QUESTION: Many African countries are still under imperialist domination reminiscent of Cuba under Batista. I would like to ask you to tell us what the characteristic elements of the situation were in Cuba that brought about the revolution.

ANSWER: The situation in Cuba under Batista was not much different from that of the African countries you mention. In particular, Cuba was a neocolonialized country where the national bourgeoisie had played out its role. In this sense, Cuba was already “ripe” for the revolution. But in another sense, the situation in Cuba was not any “riper” objectively than other places in Latin America; it could even be said that it was more advanced in Guatemala or Argentina.

But what is most important is not the “objective conditions” but the subjective conditions; that is, in the final analysis, the determination of the revolutionary movement. The revolution is not an apple that falls when it is ripe!

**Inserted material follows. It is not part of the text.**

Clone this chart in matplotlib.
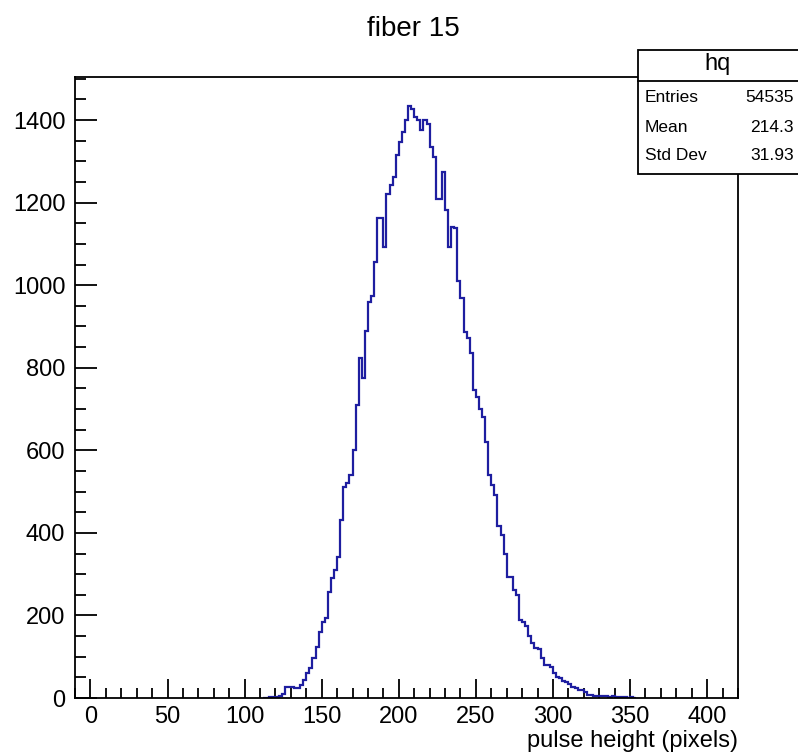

You have to make it fall, and it was precisely this that was our historic role, especially Fidel Castro’s.

QUESTION: The Cuban revolution has sometimes been considered to be an “exceptional phenomenon.”

ANSWER: There was one exceptional phenomenon in my opinion, that was the presence of a man who, against the dogmatic conceptions, against the “waiting” or defeatist attitudes that dominated the revolutionary forces, was able to see farther, to show the people the road, and stay at the head of the revolution during the armed struggle and today during the construction of socialism. I don’t know if it’s necessary to name him!

But the problem remains posed. Is a Fidel Castro indispensable to a revolution?

Within the framework of the Cuban revolution, perhaps Fidel Castro was necessary to show the road, to demonstrate that it was possible to do what he did with his people. But if Fidel Castro was necessary to our revolution, more Fidels are not necessary for other revolutions!

Yesterday the progressive movement was hunting with a magnifying glass for the exact moment when the “objective conditions” and the subjective conditions would coincide and provoke the revolution, without, however, ever finding it!

Today, the danger is different--to start hunting with the same magnifying glass for a Fidel Castro!

And what is lost in the second case is not something small, but political power, which must be the first task of the revolutionist. Until he has obtained it, he has done nothing.